Can't give you a definitive answer there, but I read in a few places that the optical out of a Mac is not the best one. Which optical cable are you using? While the cables themselves are usually quite good, the connectors on some aren't. You might have a serious jitter issue here...

Maybe the implementation of the USB-in on your DAC is just that much better :):
 
Dec 27, 2013 at 3:56 AM Post #8 of 14
  So I recently purchased the TEAC UD-H01 DAC and headphone amplifier. I have used both the optical input (with the headphone jack digital out on my MacBook Pro) and the USB input. The USB sounds significantly better. Does anyone know why this is? 
 
Also, I've been uplugging a lot of optical cables lately and I was wondering if the laser on the cable can blind. I haven't gotten it in my eye or anything but it would be nice to know how careful I should be.

 
It's hard to say if what you've been hearing exists for sure. Conduct a blind test, that'll confirm your observation.
 
Jan 3, 2014 at 4:12 AM Post #9 of 14
Asynchronous USB is a timed, controlled transmission of analogue audio data. Should packets be dropped, the receiver asks the host to send them again.
 
Toslink has no timing marks, and is just data (an analog voltage), with no error correction or a timing master, same as COAX, or AES/EBU. The electrical to optical interfaces can affect the timing of data, hence can and do introduce jitter, which is heard as smearing.
 
If you are after electrical isolation, Icron Ranger produce a media converter suitable for USB 2 Audio which can transmit, DSD2x if you wish over FO without timing errors.
 
Jan 3, 2014 at 6:08 PM Post #12 of 14
   
Gotta be a typo there. .....controlled transmission of digital audio data..... Nothing is analogue until the DAC does it's thing.

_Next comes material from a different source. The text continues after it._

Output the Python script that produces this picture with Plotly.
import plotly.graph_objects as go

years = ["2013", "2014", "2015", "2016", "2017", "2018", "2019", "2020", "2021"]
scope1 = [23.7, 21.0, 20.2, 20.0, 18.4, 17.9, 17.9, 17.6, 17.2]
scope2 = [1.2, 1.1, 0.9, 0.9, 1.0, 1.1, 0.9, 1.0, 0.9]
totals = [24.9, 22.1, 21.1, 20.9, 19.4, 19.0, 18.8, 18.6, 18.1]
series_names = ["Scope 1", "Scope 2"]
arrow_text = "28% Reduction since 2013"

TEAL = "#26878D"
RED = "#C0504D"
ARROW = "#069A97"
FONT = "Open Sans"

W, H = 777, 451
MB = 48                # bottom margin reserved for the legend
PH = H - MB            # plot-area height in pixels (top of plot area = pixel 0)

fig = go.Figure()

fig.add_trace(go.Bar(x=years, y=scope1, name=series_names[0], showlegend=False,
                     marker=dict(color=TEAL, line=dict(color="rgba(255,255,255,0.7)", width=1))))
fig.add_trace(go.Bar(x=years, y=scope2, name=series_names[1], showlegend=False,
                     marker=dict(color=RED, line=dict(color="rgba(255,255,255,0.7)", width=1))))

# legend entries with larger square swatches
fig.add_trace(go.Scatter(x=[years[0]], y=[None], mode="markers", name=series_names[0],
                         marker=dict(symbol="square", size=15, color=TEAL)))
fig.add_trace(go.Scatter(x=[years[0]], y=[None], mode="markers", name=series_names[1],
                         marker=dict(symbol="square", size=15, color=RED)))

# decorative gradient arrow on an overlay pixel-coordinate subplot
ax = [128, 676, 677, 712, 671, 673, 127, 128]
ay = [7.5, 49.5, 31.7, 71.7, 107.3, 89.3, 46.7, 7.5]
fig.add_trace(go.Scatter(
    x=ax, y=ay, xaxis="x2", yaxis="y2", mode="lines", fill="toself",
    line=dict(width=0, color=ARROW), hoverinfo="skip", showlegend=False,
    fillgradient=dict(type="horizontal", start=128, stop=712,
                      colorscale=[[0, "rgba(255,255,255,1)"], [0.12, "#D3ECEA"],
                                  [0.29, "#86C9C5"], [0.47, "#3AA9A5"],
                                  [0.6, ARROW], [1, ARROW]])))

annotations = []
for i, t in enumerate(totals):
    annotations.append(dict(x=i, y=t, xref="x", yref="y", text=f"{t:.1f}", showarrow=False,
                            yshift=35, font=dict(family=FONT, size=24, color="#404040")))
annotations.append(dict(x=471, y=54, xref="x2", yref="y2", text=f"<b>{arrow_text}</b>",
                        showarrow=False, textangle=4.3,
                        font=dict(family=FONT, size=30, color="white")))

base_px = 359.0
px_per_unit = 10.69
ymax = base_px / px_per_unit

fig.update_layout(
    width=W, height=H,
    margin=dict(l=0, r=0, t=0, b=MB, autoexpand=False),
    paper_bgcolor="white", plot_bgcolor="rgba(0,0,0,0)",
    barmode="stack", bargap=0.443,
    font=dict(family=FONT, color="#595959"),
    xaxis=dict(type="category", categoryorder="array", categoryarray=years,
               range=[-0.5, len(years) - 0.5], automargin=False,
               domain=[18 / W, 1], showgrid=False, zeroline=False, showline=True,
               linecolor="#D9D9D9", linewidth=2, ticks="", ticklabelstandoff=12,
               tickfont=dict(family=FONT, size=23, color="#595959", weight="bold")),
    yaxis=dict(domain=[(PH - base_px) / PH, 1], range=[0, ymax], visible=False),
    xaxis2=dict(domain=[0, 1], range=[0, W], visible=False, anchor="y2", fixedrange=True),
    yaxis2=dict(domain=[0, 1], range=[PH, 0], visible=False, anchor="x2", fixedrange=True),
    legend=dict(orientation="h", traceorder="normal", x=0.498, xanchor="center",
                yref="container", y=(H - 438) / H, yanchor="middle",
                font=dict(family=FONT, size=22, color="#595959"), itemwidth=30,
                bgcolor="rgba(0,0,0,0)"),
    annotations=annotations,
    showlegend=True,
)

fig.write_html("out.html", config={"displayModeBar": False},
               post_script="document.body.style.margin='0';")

It's a deliberate description. All circuits in a computer rely on the transmission of voltages whether they be full logic high or lows, a data stream or crap transmitted with the signal. These signals can be measured with a multimeter if you are game, or more appropriate a logic analyser. As far as I know, there's difficulty with the term 'digital voltage', doesn't make any sense.
 
Voltages can be pure DC, a flat line, or alternating voltages from the mains or power line, or weird square waves as we find in computers. Because they vary above zero, they are all analogue in nature, not really digital, how do you define a digital voltage....? The waveform, shape, timing pulses....pretty much open ended. The transmission of voltages also explains why and how noise gets transmitted from the computer to a DAC, the noise is coupled with the signal, the shield, the 0V, and a combination of all three, as an analogue voltage.  
 
Since there is no such thing as digital voltage, then the description of analogue voltages are apt.